Tuesday 26 July 2011

Ode to Summer

Summer Fields
The midge hums languidly in the thick still air, the gossamer dance of the butterfly brushes a delicate vitality across the sun-warmed meadows, afar the azure sky envelopes the rolling hills which surround, and I, in my commune with nature, try desperately to ignore all of the above as I wrestle with the twin desires of wanting to stay asleep in my increasingly stifling tent, and the piercing need to relieve my body of the previous evening’s lager consumption.  The eternal struggle of the summer camper.
The summer holidays are upon us, which means it’s time to break open the tents, switch to a diet of food that can be cooked on a one-ring gas burner, and develop a tolerance for warm beer. It’s time for tents.
I love camping. Having been brought up on a council estate in Manchester, my earliest experiences with the countryside were climbing one of the three trees within a twenty minute walk of the flats we lived in, or watching Last of the Summer Wine.
 Even now, separated from those flats by twenty-three years,two-hundred miles and several years of tertiary education,  the life pastoral brings to mind images of old men in shopping trolleys and tweed acting irresponsibly against the verdant stone-walled backdrop of the Yorkshire Dales.  What japes!

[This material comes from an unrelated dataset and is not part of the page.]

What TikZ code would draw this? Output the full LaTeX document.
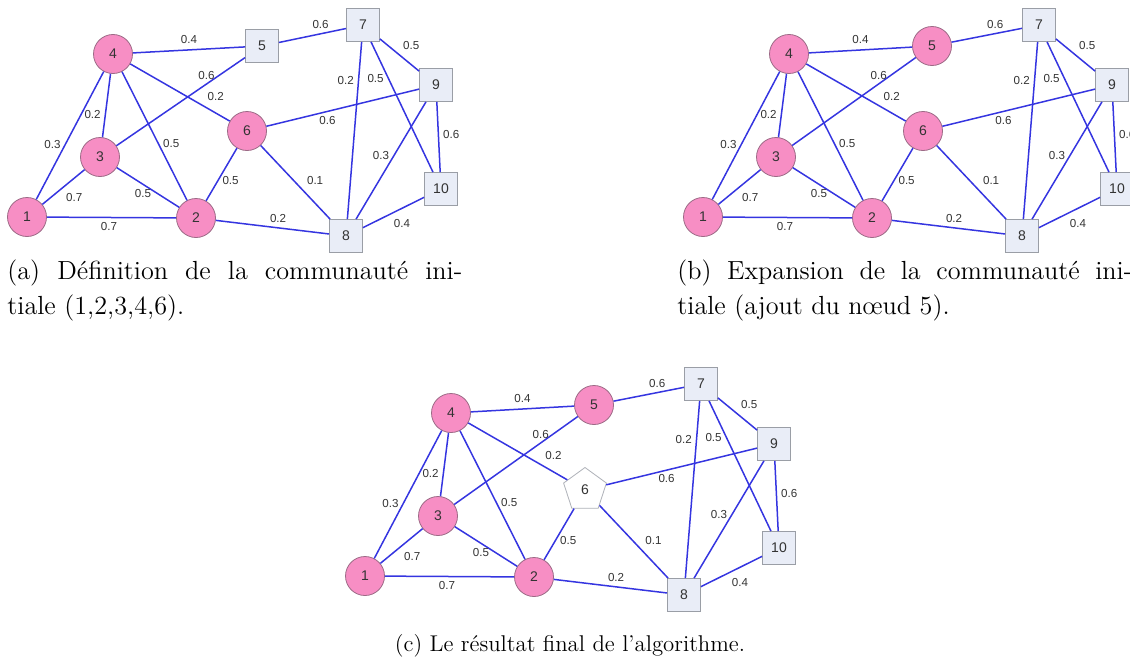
\documentclass[tikz,border=0pt]{standalone}
\usepackage{fontspec}
\newfontfamily\arial{Liberation Sans}
\usetikzlibrary{shapes.geometric}
\definecolor{rose}{HTML}{F78EC4}
\definecolor{roseborder}{HTML}{9C6A86}
\definecolor{grisbleu}{HTML}{E9EDF7}
\definecolor{grisbord}{HTML}{9A9EA6}
\definecolor{lienbleu}{HTML}{3535E0}
\definecolor{texte}{HTML}{333333}

\begin{document}
\begin{tikzpicture}[
  x=0.5pt, y=-0.5pt,
  every node/.style={font=\arial\fontsize{7}{8}\selectfont, text=texte},
  membre/.style={circle, draw=roseborder, fill=rose, minimum size=19.5pt,
                 inner sep=0pt},
  carre/.style={rectangle, draw=grisbord, fill=grisbleu, minimum size=16.5pt,
                inner sep=0pt},
  penta/.style={regular polygon, regular polygon sides=5, draw=grisbord!80,
                fill=white, minimum size=22.5pt, inner sep=0pt},
  lien/.style={draw=lienbleu, line width=0.75pt},
  poids/.style={font=\arial\fontsize{5.8}{6}\selectfont, inner sep=2pt},
  legende/.style={font=\fontsize{13.1}{17.5}\selectfont, text=black,
                  align=left, inner sep=0pt},
]
\clip (0,0) rectangle (1130,669);

% the same graph three times: (a), (b), (c)
\foreach \p/\dx/\dy/\cinq/\six/\xc in {a/0/0/carre/membre/262,
    b/676/0/membre/membre/256, c/338/359/membre/penta/256} {
\begin{scope}[shift={(\dx,\dy)}]
  \node[membre] (\p1) at (27,217) {1};
  \node[membre] (\p2) at (196,218) {2};
  \node[membre] (\p3) at (100,157) {3};
  \node[membre] (\p4) at (113,54) {4};
  \node[\cinq] (\p5) at (\xc,46) {5};
  \node[\six] (\p6) at (247,131) {6};
  \node[carre] (\p7) at (363,25) {7};
  \node[carre] (\p8) at (346,236) {8};
  \node[carre] (\p9) at (436,85) {9};
  \node[carre] (\p10) at (441,189) {10};

  \draw[lien] (\p4) -- node[poids, above=1pt] {0.4} (\p5);
  \draw[lien] (\p5) -- node[poids, pos=.62, above] {0.6} (\p7);
  \draw[lien] (\p3) -- node[poids, pos=.7, above] {0.6} (\p5);
  \draw[lien] (\p4) -- node[poids, pos=.73, above right] {0.2} (\p6);
  \draw[lien] (\p4) -- node[poids, pos=.64, left] {0.2} (\p3);
  \draw[lien] (\p1) -- node[poids, pos=.43, left] {0.3} (\p4);
  \draw[lien] (\p4) -- node[poids, pos=.56, right] {0.5} (\p2);
  \draw[lien] (\p1) -- node[poids, pos=.45, below right] {0.7} (\p3);
  \draw[lien] (\p3) -- node[poids, pos=.42, below] {0.5} (\p2);
  \draw[lien] (\p1) -- node[poids, pos=.48, below] {0.7} (\p2);
  \draw[lien] (\p2) -- node[poids, pos=.38, right] {0.5} (\p6);
  \draw[lien] (\p6) -- node[poids, pos=.6, above right] {0.1} (\p8);
  \draw[lien] (\p2) -- node[poids, pos=.55, above] {0.2} (\p8);
  \draw[lien] (\p6) -- node[poids, pos=.4, below] {0.6} (\p9);
  \draw[lien] (\p7) -- node[poids, pos=.22, left] {0.2} (\p8);
  \draw[lien] (\p7) -- node[poids, pos=.28, left] {0.5} (\p10);
  \draw[lien] (\p7) -- node[poids, pos=.47, above right] {0.5} (\p9);
  \draw[lien] (\p8) -- node[poids, pos=.54, left] {0.3} (\p9);
  \draw[lien] (\p9) -- node[poids, pos=.46, right] {0.6} (\p10);
  \draw[lien] (\p8) -- node[poids, pos=.43, below right] {0.4} (\p10);
\end{scope}
}

\node[legende, anchor=north west] (capa) at (7,259)
  {\makebox[227.5pt][s]{(a) Définition de la communauté ini-}\\ tiale (1,2,3,4,6).};
\node[legende, anchor=north west] (capb) at (677,259)
  {\makebox[227.5pt][s]{(b) Expansion de la communauté ini-}\\ tiale (ajout du nœud 5).};
\node[legende, font=\fontsize{11.4}{14}\selectfont] (capc) at (570,646)
  {(c) Le résultat final de l'algorithme.};
\end{tikzpicture}
\end{document}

I’ve tried to develop a more mature connection with the great outdoors.  When we moved from the flats, we moved next to Southern Cemetery in Manchester, famous for being a haunt of Morrissey and for being utterly massive.  I discovered that if I spent my Sunday mornings reading Thomas Hardy whilst listening to The Archers on my Walkman, and wandered far enough into the cemetery, I could easily be ensconced in a tranquil English country village, albeit with neighbours slightly more lifeless than the real thing.

 Coincidentally, it was around this time my five-year stint as a Goth started,

There is something magical about the British Countryside.  Like the fact that you may seem to be so utterly removed from civilisation that you might be a Hobbit, but if you look closely enough, you’re never more than half an hour from a pub.

Although it seems the nearest purveyors of Philip Morris’s finest tobacco products are never where locals say they are, and are always closed. Almost as if everything has been carefully set up to to piss me off. Beer needs fags, as surely as toast needs Marmite, and Lucifer needs The Murdochs.

But the hard truth about the country, for a city dweller such as myself, is that it’s mostly an excuse to drink with a vague sense that because you’re out in the country, where the air is fresh with cut grass, cow farts and industrial grade pestkiller, that you are somehow a sophisticated drinker.

 The life rural provides a perfect cover for the dedicated boozer who wishes to avert the sneers of the world.  It is a world where ‘I’m on holiday’ is a reasoned excuse for sitting a chair all day imbibing cans of Kronenburg and staring at grass.

Bizarrely, when you try to recreate this in this city, and sit on a park bench with a plastic bag full of beer and stare into space, people tend to stare at you, and not in look-there’s-a-film-star way, but in more of a look-there’s-a-traffic-accident way. And so, it’s a country life for me.

Until, of course, I start to miss the telly.